Now from the second EAS rating, it says it can't give more than 960 mJ single Avalanche energy. 10,000 watts for 100 microseconds will give 1000 mj.
So, Does this means, the avalanche breakdown shouldn't last for more than ~100 useconds?
If yes, then to be consistent with IAR rating, does this also means, if it lasts more than 100 usec, the Junction Temperature will rise more than Tj Max?
Why is Vdd = 50V specified for EAS rating. Shouldn't it be Vdd = 500V?, since we are talking about avalanche current.
I have a record where I have managed to damage a IRFP460 due to overvoltages (The avalanche current was well under 20A), without its body temperature rising significantly. Can you explain this?

 

[ronsimpson]

Using your numbers: 20A * 500V for 100uS = too hot. OR 5A * 500V for 400uS=too hot. OR 1A * 500V for 2000uS

If the part is already hot them the time must be shorter.

 

[ronsimpson]

MOSFET over voltage is modeled by placing a Zener (500V in your case) from D to G. When the D-S voltage is too high the MOSFET turns on and heat is generated.

In a junction transistor when the voltage is too high the weakest part of the die conducts. (maybe 0.1% of the die conducts and gets very hot very fast because of the small area) With a micro scope I have seen holes in the die where a small piece has exploded.

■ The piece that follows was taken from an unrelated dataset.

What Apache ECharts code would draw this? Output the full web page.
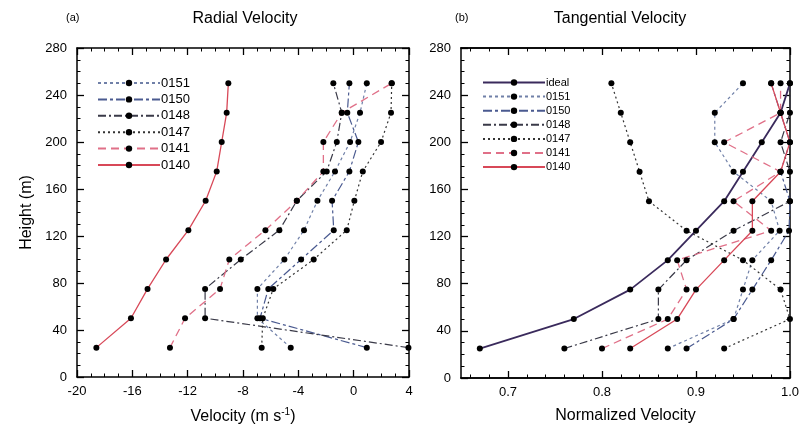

The time you last mentioned (100uS) is the time for the die to go from 25C to 150C. If the the die started out at 87C it will take only 50uS to reach 150C. I know there are some inaccuracy in my numbers...I am trying to make the point that a hot part has little room for stress.

 

[PICMICRO]

MOSFET over voltage is modeled by placing a Zener (500V in your case) from D to G. When the D-S voltage is too high the MOSFET turns on and heat is generated.

In a junction transistor when the voltage is too high the weakest part of the die conducts. (maybe 0.1% of the die conducts and gets very hot very fast because of the small area) With a micro scope I have seen holes in the die where a small piece has exploded.
So,

The time you last mentioned (100uS) is the time for the die to go from 25C to 150C. If the the die started out at 87C it will take only 50uS to reach 150C. I know there are some inaccuracy in my numbers...I am trying to make the point that a hot part has little room for stress.

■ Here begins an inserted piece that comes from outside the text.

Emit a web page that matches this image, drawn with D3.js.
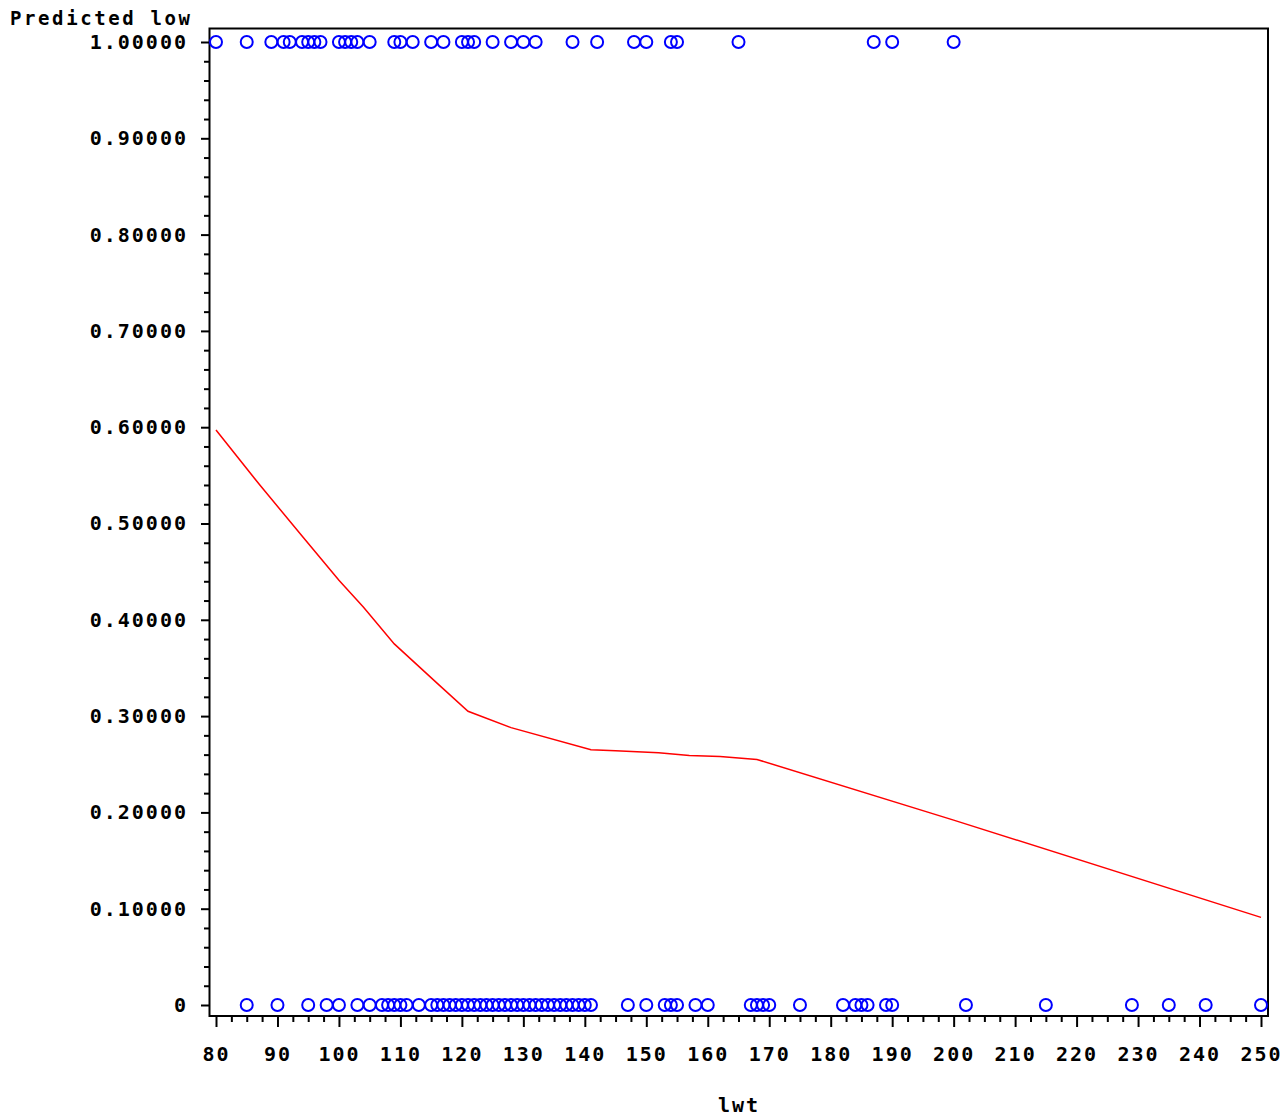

Thanks for your explanation.
Just for confirmation,
5A * 500V for 400uS=too hot. It means, the die is too hot, but not necessarily the whole body (that you can touch with your finger) is too hot. Am I right?
I ask because, when I damaged that Mosfet, it wan't untouchably hot, just mildly hot.

 

[ronsimpson]

We are talking die temp.
When we talk 100uS the heat takes time to make it to the case and to the heat sink.
The data sheet talks about the thermal resistance from die to case. With a little math you can get to the die temp from the case temp.